In the listing that follows, retype every line from the first through the one containing "from bokeh.resources import INLINE". Pictures are to be left out.

- - - -

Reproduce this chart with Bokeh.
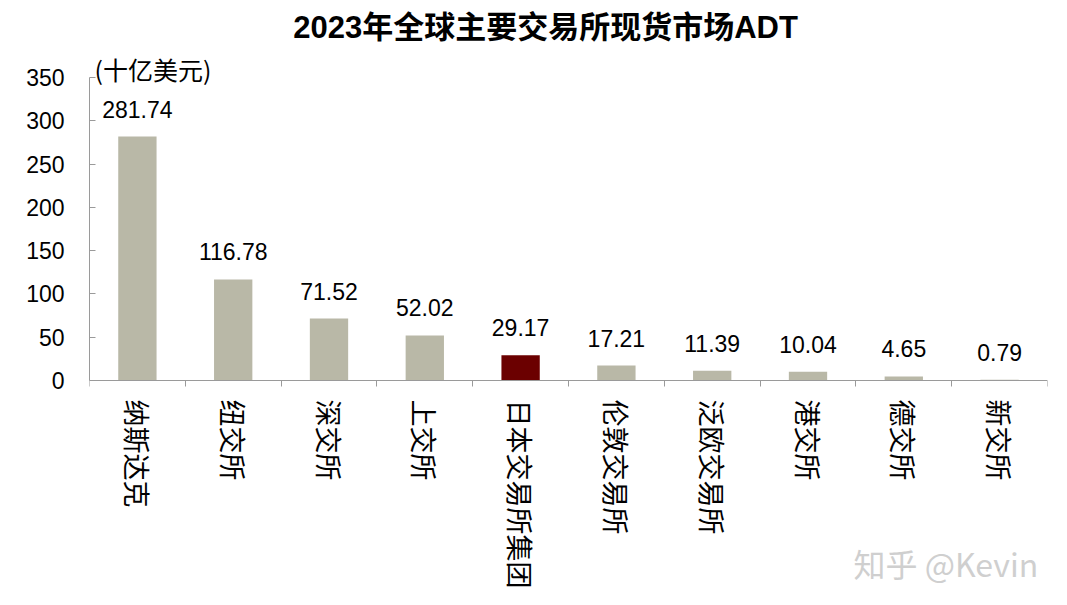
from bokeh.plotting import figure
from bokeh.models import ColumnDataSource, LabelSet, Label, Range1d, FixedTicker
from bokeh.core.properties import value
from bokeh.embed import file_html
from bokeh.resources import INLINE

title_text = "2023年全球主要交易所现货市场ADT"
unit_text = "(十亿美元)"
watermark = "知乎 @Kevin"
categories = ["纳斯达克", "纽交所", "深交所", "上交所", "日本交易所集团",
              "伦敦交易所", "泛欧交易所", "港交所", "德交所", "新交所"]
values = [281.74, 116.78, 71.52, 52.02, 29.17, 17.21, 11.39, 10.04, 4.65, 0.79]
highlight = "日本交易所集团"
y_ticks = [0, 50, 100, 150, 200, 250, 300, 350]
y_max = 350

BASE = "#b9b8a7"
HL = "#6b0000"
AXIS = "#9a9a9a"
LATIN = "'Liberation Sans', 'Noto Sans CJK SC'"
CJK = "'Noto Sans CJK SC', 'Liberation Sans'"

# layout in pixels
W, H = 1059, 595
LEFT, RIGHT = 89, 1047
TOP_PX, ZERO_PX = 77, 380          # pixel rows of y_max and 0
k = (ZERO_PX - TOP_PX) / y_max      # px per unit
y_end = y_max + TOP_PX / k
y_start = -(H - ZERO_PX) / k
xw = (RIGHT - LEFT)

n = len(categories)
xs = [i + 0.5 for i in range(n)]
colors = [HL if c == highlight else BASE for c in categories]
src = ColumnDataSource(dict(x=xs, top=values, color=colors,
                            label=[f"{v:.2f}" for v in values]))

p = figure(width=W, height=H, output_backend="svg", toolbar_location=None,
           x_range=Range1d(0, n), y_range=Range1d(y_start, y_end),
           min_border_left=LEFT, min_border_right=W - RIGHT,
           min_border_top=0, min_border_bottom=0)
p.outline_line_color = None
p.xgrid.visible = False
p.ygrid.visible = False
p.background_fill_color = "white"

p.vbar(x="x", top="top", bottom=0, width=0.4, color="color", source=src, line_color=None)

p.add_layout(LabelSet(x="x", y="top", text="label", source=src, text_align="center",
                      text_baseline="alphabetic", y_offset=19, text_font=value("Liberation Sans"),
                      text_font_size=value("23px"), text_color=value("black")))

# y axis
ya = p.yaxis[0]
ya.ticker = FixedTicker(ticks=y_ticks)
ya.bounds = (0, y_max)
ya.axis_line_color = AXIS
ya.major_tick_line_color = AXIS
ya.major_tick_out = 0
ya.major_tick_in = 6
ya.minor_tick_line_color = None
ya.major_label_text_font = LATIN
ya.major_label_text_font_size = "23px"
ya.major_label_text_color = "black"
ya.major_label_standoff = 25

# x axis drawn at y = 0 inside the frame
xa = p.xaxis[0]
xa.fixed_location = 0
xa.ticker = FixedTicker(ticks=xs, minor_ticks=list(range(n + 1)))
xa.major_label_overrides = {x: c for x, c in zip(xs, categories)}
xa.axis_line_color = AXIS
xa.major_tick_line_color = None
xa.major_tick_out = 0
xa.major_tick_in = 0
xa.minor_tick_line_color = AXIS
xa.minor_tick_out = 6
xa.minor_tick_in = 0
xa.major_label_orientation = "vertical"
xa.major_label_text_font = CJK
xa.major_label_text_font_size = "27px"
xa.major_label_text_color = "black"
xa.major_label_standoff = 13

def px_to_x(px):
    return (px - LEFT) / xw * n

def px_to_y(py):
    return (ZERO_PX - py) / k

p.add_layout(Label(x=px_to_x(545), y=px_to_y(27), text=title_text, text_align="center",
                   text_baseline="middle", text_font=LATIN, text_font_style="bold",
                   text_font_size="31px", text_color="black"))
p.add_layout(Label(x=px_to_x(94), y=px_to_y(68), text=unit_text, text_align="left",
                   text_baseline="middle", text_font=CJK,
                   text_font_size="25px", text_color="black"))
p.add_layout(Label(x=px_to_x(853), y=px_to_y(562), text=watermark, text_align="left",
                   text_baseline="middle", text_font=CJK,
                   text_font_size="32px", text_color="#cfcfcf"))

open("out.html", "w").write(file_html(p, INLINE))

- - - -

[Result for this exercise]:
Reproduce this chart with Bokeh.
from bokeh.plotting import figure
from bokeh.models import ColumnDataSource, LabelSet, Label, Range1d, FixedTicker
from bokeh.core.properties import value
from bokeh.embed import file_html
from bokeh.resources import INLINE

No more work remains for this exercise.